If so, I should be glad to make any arrangement as to fees that may be desired by the Directors; or if they preferred it would at once guarantee fees to the amount of 200 guineas yearly.”
Her application was warmly supported by Mr. R. Somerville, and others of the Directors, and after a long series of letters and interviews, the negotiation was completed.
“Every night I am quite as tired as is safe,” she wrote to Miss Irby, who had begged for a postcard, “and yet every day I have to omit half a dozen things that cry out to be done. However I do not mean to break down again, so I simply do what I can and leave the rest.”
Little by little the School became more of a corporate thing. A resident secretary was necessary, of course, so S. J.-B. hit on a likely person[[152]] and trained her. Caretakers (man and wife) were found to look after the premises. A library was provided, and, as soon as might be, anatomical and Materia Medica museums. No one who has not lived through the founding of a medical school can form the faintest idea how much it means. S. J.-B. had been over the ground before, and may be supposed to have realized what she was undertaking.
She had Dr. Balfour’s help from the first, and a tower of strength he proved: by degrees a committee was formed: but from first to last the responsibility rested to all intents and purposes on her shoulders.
The position, too, on which the whole thing rested was curious. The School was not recognized as such. Each lecturer was recognized individually. At any moment any lecturer in the Extra-Mural School was free to open a rival class and cut the ground from under S. J.-B.’s feet.
The new venture, moreover, had all the disadvantages inherent in a new creation. It had no senior students, none even, at first, who had gone through the wholesome discipline of the modern High School: it had no tradition. By the sheer necessities of the case, S. J.-B. was compelled to be senior student,—to be tradition.
For ten or more years the School did excellent work, but the instability of its foundation proved too great. Whether the “lion-hearted”[[153]] pioneer, with her extraordinary bent for arranging detail, could in any case have made a success of the venture, under such difficult conditions, when the heroic days of initiation were over, it is impossible to say. The reader will not need to be told—S. J.-B.’s bitterest opponent never denied—that she put into the venture infinitely more labour and sympathy and affection and brains than she need have done,—and there were those among the students who came near to appreciating these qualities as they deserved. But of course there were others—as at Mannheim of old—with whom a cheaper personality would better have served the turn.

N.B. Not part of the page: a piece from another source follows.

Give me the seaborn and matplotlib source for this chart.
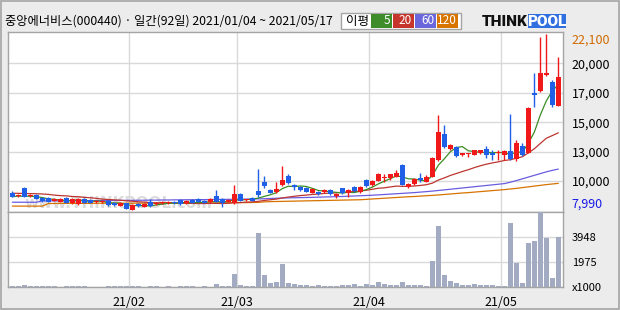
import numpy as np
import pandas as pd
import matplotlib
matplotlib.use("Agg")
import matplotlib.pyplot as plt
import seaborn as sns
from matplotlib import transforms
from matplotlib.patches import Rectangle

# ---------------- data ----------------
title = "중앙에너비스(000440) · 일간(92일) 2021/01/04 ~ 2021/05/17"

opens = [9410, 9150, 9790, 9130, 9250, 9010, 9010, 8770, 8670, 8970,
         8560, 8510, 8890, 8830, 8650, 8670, 8770, 8610, 8370, 8560,
         8030, 8490, 8290, 8690, 8510, 8550, 8560, 8690, 8830, 8560,
         8830, 8890, 8770, 8650, 9150, 8890, 8690, 8560, 9310, 8800,
         8970, 9550, 10240, 9630, 9490, 10030, 10750, 10030, 9890, 9810,
         9410, 9470, 9470, 9630, 9150, 9760, 9360, 9840, 9470, 10430,
         10030, 10370, 10560, 10550, 10680, 11630, 9840, 10110, 10590, 10290,
         10690, 12030, 14100, 12880, 13090, 12430, 12520, 12430, 12560, 12930,
         12610, 12590, 12430, 12770, 12080, 13170, 12610, 17400, 17540, 18820,
         18230, 16360]
highs = [9570, 9270, 9890, 9270, 9310, 9070, 9070, 8950, 8950, 9030,
         8950, 8950, 8950, 8870, 8790, 8790, 8830, 8670, 8630, 8590,
         8510, 8550, 8550, 8890, 8670, 8710, 8750, 8750, 8870, 8790,
         8870, 8950, 8830, 8950, 9630, 8950, 8870, 10030, 9350, 8910,
         9030, 11310, 10770, 9710, 10240, 11550, 10910, 10110, 9950, 9870,
         9750, 9510, 9670, 9670, 9350, 9790, 9680, 9910, 9910, 10510,
         10430, 10990, 10910, 10910, 11230, 11670, 10150, 10590, 11000, 10790,
         12270, 15620, 14820, 13300, 13140, 12620, 12610, 12860, 12860, 13140,
         12820, 12820, 12820, 15700, 13620, 13360, 16260, 18950, 21880, 22100,
         18420, 20250]
lows = [9050, 9070, 9050, 9070, 8870, 8670, 8630, 8710, 8630, 8550,
        8510, 8430, 8550, 8550, 8590, 8590, 8350, 8350, 8310, 8070,
        7990, 8270, 8270, 8270, 8430, 8510, 8510, 8470, 8430, 8510,
        8550, 8630, 8550, 8590, 8630, 8230, 8630, 8510, 8710, 8750,
        8710, 9090, 9760, 9350, 9360, 9950, 10110, 9630, 9510, 9430,
        9350, 9230, 9390, 9230, 8990, 9310, 9090, 9470, 9390, 9830,
        9910, 10310, 10290, 10430, 10630, 9990, 9790, 10030, 10290, 10230,
        10630, 11950, 13020, 12820, 12300, 12350, 12240, 12390, 12500, 12160,
        12030, 12030, 12030, 12030, 11970, 12350, 12560, 16240, 17460, 18740,
        16280, 16340]
closes = [9090, 9200, 9070, 9180, 8930, 8730, 8690, 8890, 8890, 8610,
          8890, 8890, 8610, 8610, 8750, 8750, 8410, 8430, 8560, 8110,
          8430, 8350, 8490, 8350, 8610, 8670, 8690, 8560, 8510, 8750,
          8610, 8690, 8610, 8890, 8690, 8560, 8830, 9290, 8770, 8850,
          8770, 9230, 9970, 9410, 9680, 10430, 10160, 9840, 9630, 9490,
          9680, 9310, 9630, 9290, 9310, 9360, 9630, 9520, 9840, 9950,
          10350, 10910, 10610, 10870, 11000, 10030, 10110, 10510, 10430, 10680,
          12160, 14260, 13090, 13220, 12370, 12560, 12570, 12820, 12820, 12430,
          12430, 12630, 12770, 12080, 13360, 12430, 16200, 17190, 18950, 19000,
          16420, 18680]
# volume, thousand shares
volumes = [80, 70, 180, 70, 80, 70, 70, 70, 60, 70,
           70, 80, 70, 60, 60, 60, 70, 70, 70, 80,
           80, 70, 60, 80, 70, 60, 70, 60, 70, 70,
           70, 60, 70, 60, 260, 100, 90, 1050, 185, 100,
           100, 4290, 970, 340, 420, 1840, 340, 260, 185, 185,
           100, 185, 100, 100, 100, 185, 185, 260, 100, 260,
           185, 420, 260, 185, 185, 420, 185, 185, 185, 100,
           2080, 4840, 970, 500, 340, 185, 185, 260, 185, 185,
           185, 100, 80, 5080, 1950, 340, 3500, 3660, 5923, 3900,
           740, 3970]
# 20-day average for the first 19 sessions (needs earlier data)
ma20_early = [9370, 9360, 9350, 9340, 9330, 9310, 9280, 9220, 9180, 9160,
              9110, 9090, 9040, 9010, 8960, 8900, 8870, 8840, 8810]
ma60 = [8650, 8650, 8650, 8650, 8650,
        8750, 8760, 8760, 8760, 8770, 8770, 8770, 8780, 8780, 8780, 8790,
        8790, 8790, 8800, 8800, 8800,
        8810, 8810, 8820, 8820, 8830, 8830, 8840, 8840, 8850, 8850,
        8860, 8860, 8870, 8870, 8880, 8880, 8890, 8900, 8900, 8910,
        8920, 8930, 8950, 8970, 8990, 9000, 9010, 9020, 9030, 9040,
        9060, 9070, 9080, 9100, 9110, 9130, 9150, 9170, 9190, 9210,
        9240, 9270, 9300, 9330, 9360, 9390, 9420, 9460, 9500, 9540,
        9590, 9640, 9690, 9740, 9790, 9840, 9890, 9940, 9990, 10040,
        10090, 10140, 10250, 10380, 10520, 10660, 10800, 10940, 11080, 11200,
        11300]
ma120 = [8340, 8340, 8340, 8340, 8340, 8340,
         8550, 8550, 8560, 8560, 8560, 8560, 8560, 8560, 8570, 8570,
         8570, 8570, 8570, 8570, 8570, 8580, 8580, 8580, 8580, 8580,
         8580, 8590, 8590, 8590, 8590, 8590, 8590, 8590,
         8600, 8600, 8610, 8610, 8620, 8620, 8630, 8640, 8680,
         8700, 8710, 8720, 8730, 8740, 8750,
         8760, 8770, 8780, 8790, 8800, 8810, 8820, 8830, 8840, 8850,
         8880, 8910, 8940, 8970, 9000, 9030,
         9060, 9090, 9110, 9140, 9170, 9200,
         9230, 9270, 9310, 9350, 9390, 9420, 9460, 9500, 9540, 9580,
         9620, 9660, 9710, 9760, 9820, 9880, 9940, 10000, 10060, 10110,
         10160]

month_start = [20, 38, 60, 82]
month_labels = ["21/02", "21/03", "21/04", "21/05"]
price_tick_labels = ["10,000", "13,000", "15,000", "17,000", "20,000"]
hi_label = "22,100"
lo_label = "7,990"
vol_tick_labels = ["x1000", "1975", "3948"]
ma_names = ["5", "20", "60", "120"]

# ---------------- styling ----------------
sns.set_style("white")
plt.rcParams['font.family'] = ['Noto Sans CJK KR', 'DejaVu Sans']

BG = '#ECECEC'
FRAME = '#A4A4A4'
GRID = '#D9D9D9'
UP = '#F01818'
DOWN = '#1F60E6'
VOLC = '#A2ABC2'
MA_COL = ['#3C8C26', '#BE3530', '#6A5CDF', '#D77300']
BOX_COL = ['#3E8C2A', '#C6352B', '#6A66DC', '#D87400']

W, H = 620, 310
fig = plt.figure(figsize=(W / 100, H / 100), dpi=100, facecolor=BG)

def fx(px):
    return px / W

def fy(py):
    return 1 - py / H

L, R = 8.3, 563.3
ax = fig.add_axes([fx(L), fy(212.3), (R - L) / W, (212.3 - 31.7) / H])
axv = fig.add_axes([fx(L), fy(287.3), (R - L) / W, (287.3 - 212.3) / H], sharex=ax)

idx = np.arange(len(closes))
o = np.array(opens, float); c = np.array(closes, float)
h = np.array(highs, float); lw_ = np.array(lows, float)

# moving averages
cs = pd.Series(closes, dtype=float)
ma5 = cs.rolling(5, min_periods=1).mean().values
ma20 = cs.rolling(20).mean().values
ma20[:len(ma20_early)] = ma20_early
ma_series = [ma5, ma20, np.array(ma60, float), np.array(ma120, float)]

lo, hi = lw_.min(), h.max()
rng = hi - lo

# ---- price panel ----
ax.set_facecolor('white')
ax.set_axisbelow(True)
ax.text(0.03, 0.005, "www.THINKPOOL.com", transform=ax.transAxes, fontsize=11,
        color='#DCDCDC', fontweight='bold', family='DejaVu Sans', zorder=0.5,
        va='bottom', ha='left')

for k, (m, col) in enumerate(zip(ma_series, MA_COL)):
    sns.lineplot(x=idx, y=m, ax=ax, color=col, lw=0.9, zorder=2 + (3 - k) * 0.1)

up = c >= o
colors = np.where(up, UP, DOWN)
ax.vlines(idx, lw_, h, colors=colors, lw=1.0, zorder=3)
body_bot = np.minimum(o, c)
body_h = np.maximum(np.abs(c - o), rng / 176.5)
ax.bar(idx, body_h, bottom=body_bot, width=0.8, color=colors, linewidth=0, zorder=4)

ax.set_ylim(lo - 0.0102 * rng, hi + 0.013 * rng)
ax.set_xlim(-0.67, len(closes) - 0.17)
grid_vals = [lo + rng * k / 6 for k in range(1, 6)]
ax.set_yticks(grid_vals)
ax.set_yticklabels(price_tick_labels)
ax.yaxis.tick_right()
ax.tick_params(axis='y', length=0, pad=6, labelsize=9, labelcolor='black')
ax.set_xticks([m - 0.5 for m in month_start])
ax.tick_params(axis='x', length=0, labelbottom=False)
ax.grid(True, color=GRID, lw=1)
for s in ax.spines.values():
    s.set_color(FRAME); s.set_linewidth(1)

bt = transforms.blended_transform_factory(fig.transFigure, ax.transData)
fig.text(fx(571.7), hi, hi_label, transform=bt, color='#D06A00', fontsize=9,
         va='top', ha='left')
fig.text(fx(571.7), lo, lo_label, transform=bt, color='#1A1AE6', fontsize=9,
         va='bottom', ha='left')

# ---- volume panel ----
axv.set_facecolor('white')
axv.set_axisbelow(True)
sns.barplot(x=idx, y=volumes, native_scale=True, color=VOLC, saturation=1,
            width=0.78, linewidth=0, ax=axv, zorder=3)
vmax = max(volumes)
axv.set_ylim(0, vmax)
axv.set_yticks([0, vmax / 3, 2 * vmax / 3])
axv.set_yticklabels(vol_tick_labels)
axv.yaxis.tick_right()
axv.tick_params(axis='y', length=0, pad=6, labelsize=8, labelcolor='black')
axv.set_xticks([m - 0.5 for m in month_start])
axv.set_xticklabels(month_labels)
axv.tick_params(axis='x', length=0, pad=6, labelsize=9, labelcolor='black')
axv.set_xlim(-0.67, len(closes) - 0.17)
axv.grid(True, color=GRID, lw=1)
axv.set_xlabel(""); axv.set_ylabel("")
ax.set_xlabel(""); ax.set_ylabel("")
for s in axv.spines.values():
    s.set_color(FRAME); s.set_linewidth(1)

# ---- header ----
fig.text(fx(5), fy(21), title, fontsize=8.8, va='center', ha='left', color='black')

# MA legend box
fig.patches.append(Rectangle((fx(340.7), fy(29.3)), (461 - 340.7) / W, (29.3 - 12.7) / H,
                             transform=fig.transFigure, facecolor='white',
                             edgecolor=FRAME, lw=1))
fig.text(fx(346), fy(21), "이평", fontsize=9, va='center', ha='left', color='black')
box_x = [(371, 391.5), (393, 413.5), (415.3, 435.7), (437.3, 458.3)]
for (x0, x1), col, name in zip(box_x, BOX_COL, ma_names):
    fig.patches.append(Rectangle((fx(x0), fy(27.7)), (x1 - x0) / W, (27.7 - 14) / H,
                                 transform=fig.transFigure, facecolor=col, lw=0))
    fig.text(fx(x1 - 1.5), fy(21), name, fontsize=8.5, color='white',
             va='center', ha='right')

# THINKPOOL logo
fig.text(fx(482), fy(21.5), "THINK", fontsize=11, fontweight='heavy',
         family='Roboto', color='#111111', va='center', ha='left')
fig.patches.append(Rectangle((fx(527.5), fy(28.3)), (565.5 - 527.5) / W, (28.3 - 14.0) / H,
                             transform=fig.transFigure, facecolor='#2F6FE0', lw=0))
fig.text(fx(546.5), fy(21.5), "POOL", fontsize=11, fontweight='heavy',
         family='Roboto', color='white', va='center', ha='center')

# outer frame
fig.patches.append(Rectangle((fx(0.8), fy(309.2)), (619.2 - 0.8) / W, (309.2 - 0.8) / H,
                             transform=fig.transFigure, fill=False,
                             edgecolor=FRAME, lw=1.2))

fig.savefig("out.png", dpi=100, facecolor=BG)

For a year or two everyone was happy and contented, and then the crash of temperaments came. There is no need to tell the story in detail. Some of those concerned were young, and some were foolish, and there are some concerning whom one’s lips are sealed. The original difficulty was complicated by side issues that never could be fully threshed out. The actual story seems interminable, and sometimes insignificant enough, but the principle underlying it is of the real essence of tragedy. Enough to say that at the end of a year or two, S. J.-B. found herself confronted with a form of opposition which no one in authority would cheerfully have gone to meet,—a form of opposition peculiarly trying to one of her temperament. Supreme tact might have weathered the storm,—and it must always be remembered that, on many occasions in life, in this connection and in others,—she evidenced a tact that was all but supreme. In any case she failed here. Opposition classes were started in due course on a cheaper basis, classes in which the central controlling power was purely nominal. There was endless propaganda; some sort of organization was got together: everybody who had a grudge against S. J.-B. remembered it now; her faults, mistakes and deficiencies—particularly her want of enthusiasm for missions—came back relentlessly upon her head: and she found herself (as Thring has said of “every consistent worker on principle”), “put in the position of opposing what she had always worked for, and her opponents posing as the workers.” Professor Masson and Miss Louisa Stevenson, both of whom had considered the founding of a Scottish School at this moment premature, wrote to her in grim amusement at some of the names which now appeared in support of the cause.
Let it be conceded for all the concession is worth, that in a sense S. J.-B. brought the difficulty upon herself. Once again something was required of her which a smaller person could have given, but which she could not give. The tragic element lay in this that she never saw where she was at fault. She was conscious of an honest purpose and of unwearying unselfish endeavour. What more could one ask? So many people succeed who give much less than this! She even yielded on a good many points—when yielding was too late.